Every new retailer acceptance, every museum exhibition, every email from a collector who discovered a historic Suchy piece in a grandfather’s drawer – these are milestones, not metrics – and ones that Punkenhofer holds dear.

He recently located Carl Suchy’s grave in Prague with the help of a university researcher. The discovery was not a marketing opportunity; it was personal. A reconnection. A reminder of the responsibility he feels.

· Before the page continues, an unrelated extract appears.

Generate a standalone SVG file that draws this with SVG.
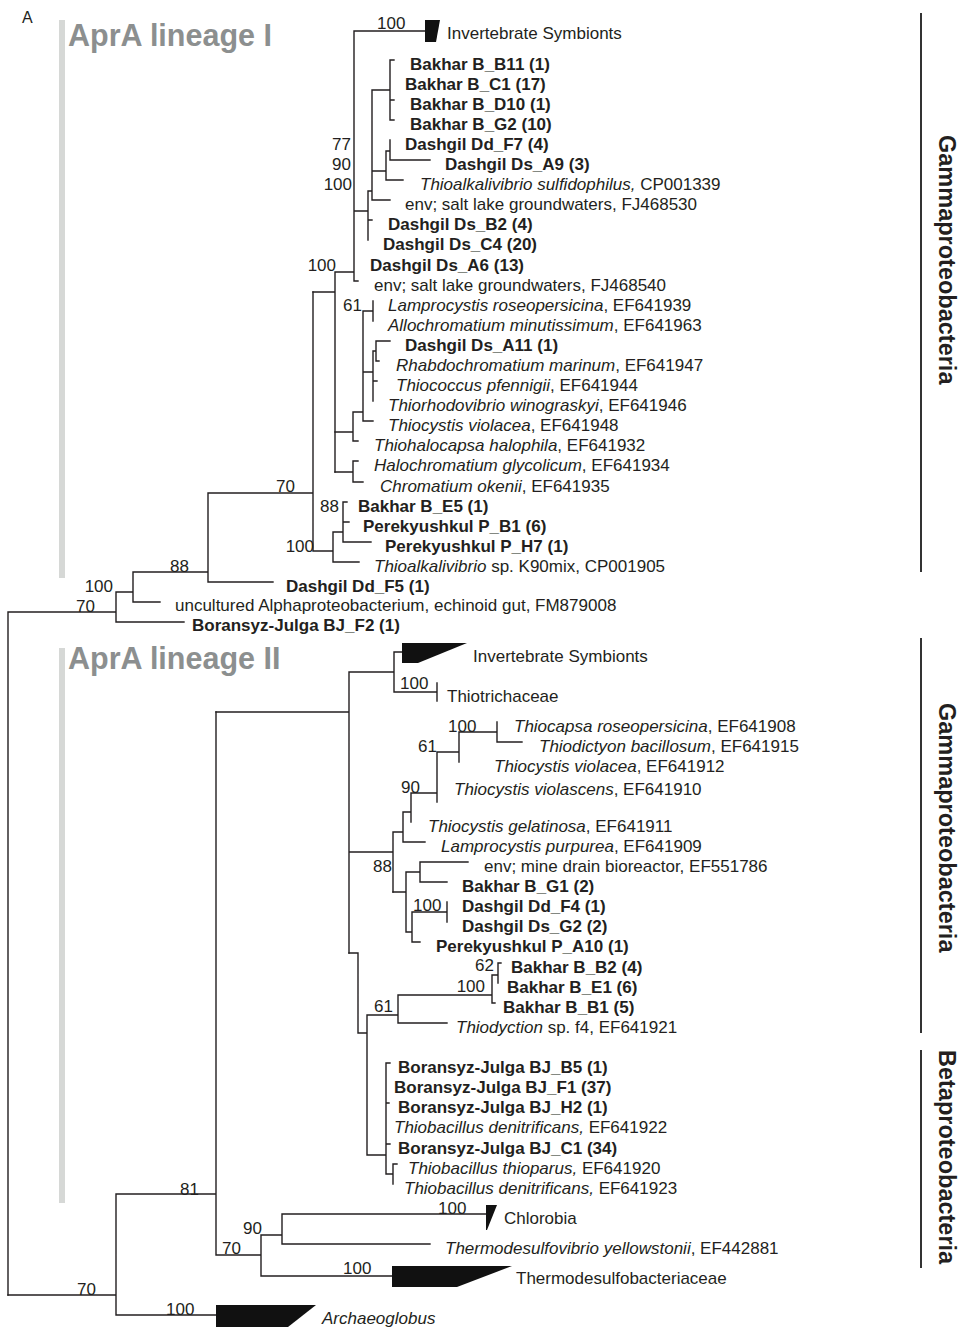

Carl Suchy & Söhne Workshop in La Chaux-de-Fonds, Switzerland

When asked how he hopes future generations will understand the brand, his ambition is disarmingly clear: to restore Carl Suchy & Söhne to the stature it once held. To build a Viennese manufacturing facility. To open a flagship in the city center. To ensure that the name once again commands respect not because of nostalgia, but because of contemporary excellence.

In many ways, the revival of Carl Suchy & Söhne mirrors Vienna itself – a city negotiating its imperial past while asserting its modern identity. The watches do not shout. They do not chase trends. They ask for a slower gaze.

Luxury, Punkenhofer says at one point, is having time.

Time to think. Time to refine. Time to create something meaningful.

In an industry where urgency often masquerades as innovation, Carl Suchy & Söhne offers a different proposition: that relevance can be built patiently, that legacy can be reignited without being exploited, and that sometimes, the most radical act is restraint.

Two hundred years after Carl Suchy first set his tools to metal, the fire – carefully, deliberately – burns again.